In terms of mate assessment, smell therefore becomes vital. Reaching the emotional cortex of the brain quicker than touch or taste, smell allows our brains to quickly assess mate compatibility and in turn, attraction. In an evolutionary psychological perspective, this could be linked to survival and reproduction. Smell helps our brains assess an individual’s gene pool, fertility, illness etc. - including judging how someone handles stressful situations and even traits they may pass on to subsequent children. These aspects are subconsciously assessed before we even come into physical contact with the individual. We can then further assess suitability through the first kiss (see our blog:, which is an additional aspect of mate assessment.

Are there differences between men and women?
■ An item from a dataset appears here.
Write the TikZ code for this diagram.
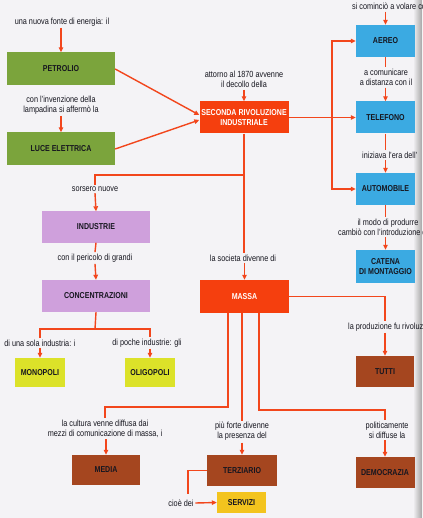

Research by McClintock (2005)[1] found that women are particularly apt when it comes to the power of smell. Women can detect minute gene differences in the male’s odor and demonstrate a preference for particular males who share compatible genetics.

Men however, are not so attuned to detecting genetic similarities based on olfaction, despite men and women both receiving and processing smells in the same way from a neuropsychological standpoint. This could be due to the primitive mating reasons, men want to merely pass on their genes and have an element of quantity over quality, whereas women’s primitive needs are to find a mate with different but compatible genes to her own, allowing for an advantage for subsequent children (Wedekind 1995)[2]. The need and ability to sense these aspects increases during fertile cycles, increasing attraction (and ability to smell out) to the right type of male during the vital ovulation period. Women taking contraceptive pills, whose bodies experience ‘pregnancy hormones’ preventing ovulation, are therefore at a disadvantage – being unable to readily assess the smell of their mate, often resulting in poorer mate selection by seeking smell of males or individuals with the same genetic smell to them – such as relatives, who, in theory, would help rear the baby.

Smell therefore can then be seen as an element of natural selection for women making the best father choice possible for their future offspring as well as selecting the right match emotionally for her. So the next time you decide to splash on another spritz of your fragrance, remember that your date is looking to smell (and meet) the real you.


[1] McClintock, M. K, Bullivant, S., Jacon S., Spencer, N., Ober, Z., Ober C. (2005) Human Body Scents: Conscious Perceptions and Biological Effects. Chem. Senses Vol. 30 1. Pp.135-137.

[2] Wedekind, C., Seebeck T., Bettens, F., Paepke A. J. (1995) Proceedings: Biological Sciences, Vol. 260, No. 1359. pp. 245-249.